How Police Think 

A culture rooted in fear is a real problem for policing in America.

“Warrior” and “guardian” represent two distinct ways of thinking about policing. Warrior policing is what you’ll see in just about any Hollywood movie or TV show. It’s high-speed chases, armed drug busts, and capturing murders. It’s terribly dramatic, but it’s also terribly unrealistic. Most policing, most of the time, is much, much duller than this. Nevertheless, with the militarization of American police forces in recent decades, a warrior mentality has taken hold.

By contrast, guardian policing places an emphasis on protecting and defending. Rather than chasing criminals with guns drawn, guardians work with the local community, de-escalate conflict and valuing all citizens. It sounds pretty nice, and oh yeah, it works.

Over at Slate, Mary Harris has a worthwhile interview with Michael Sierra-Arévalo, who studies policing across the country. He has a lot of insight into just how police think about their interactions.

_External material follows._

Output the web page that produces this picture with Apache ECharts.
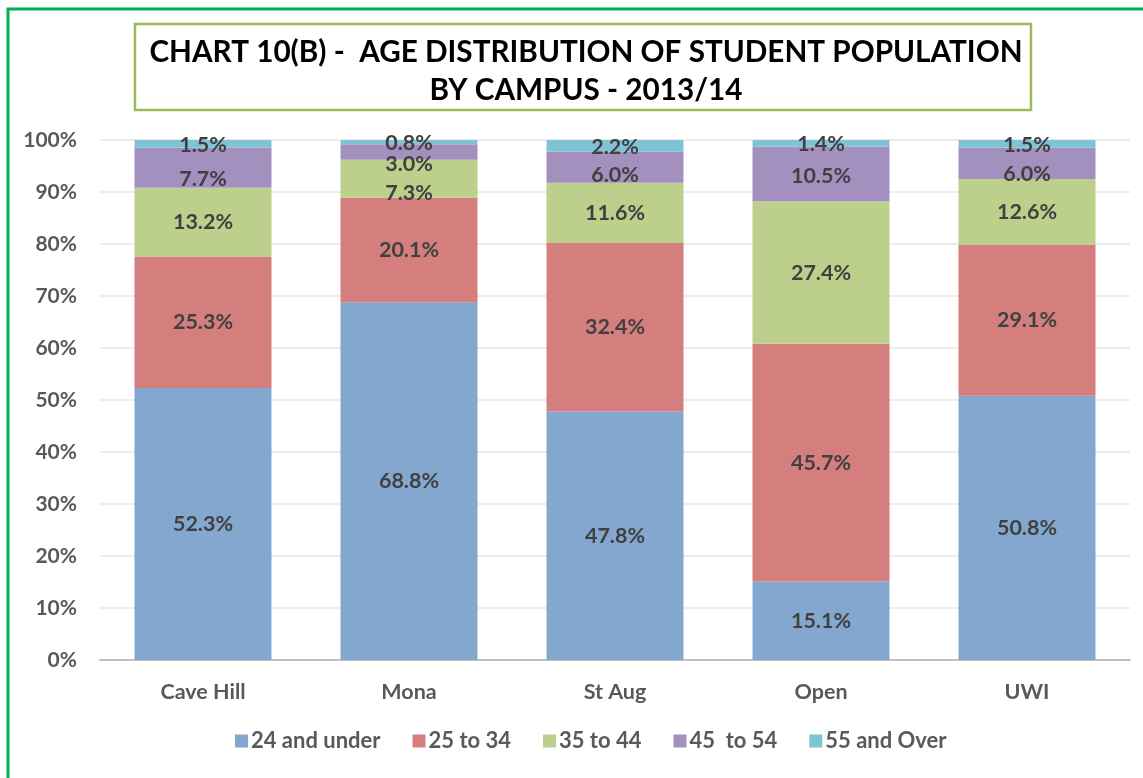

[I]f you treat even the most mundane interaction as one that might escalate into violence at any moment, how you police is going to be different. That interaction is going to be imbued with different kinds of emotions. There’s going to be a different kind of interaction with that citizen.

Unfortunately, as we’ve seen time and again, that kind of interaction turns deadly for citizens too often. Sierra-Arévalo is not expecting rapid improvements to this problem, though he does have some hope for the future.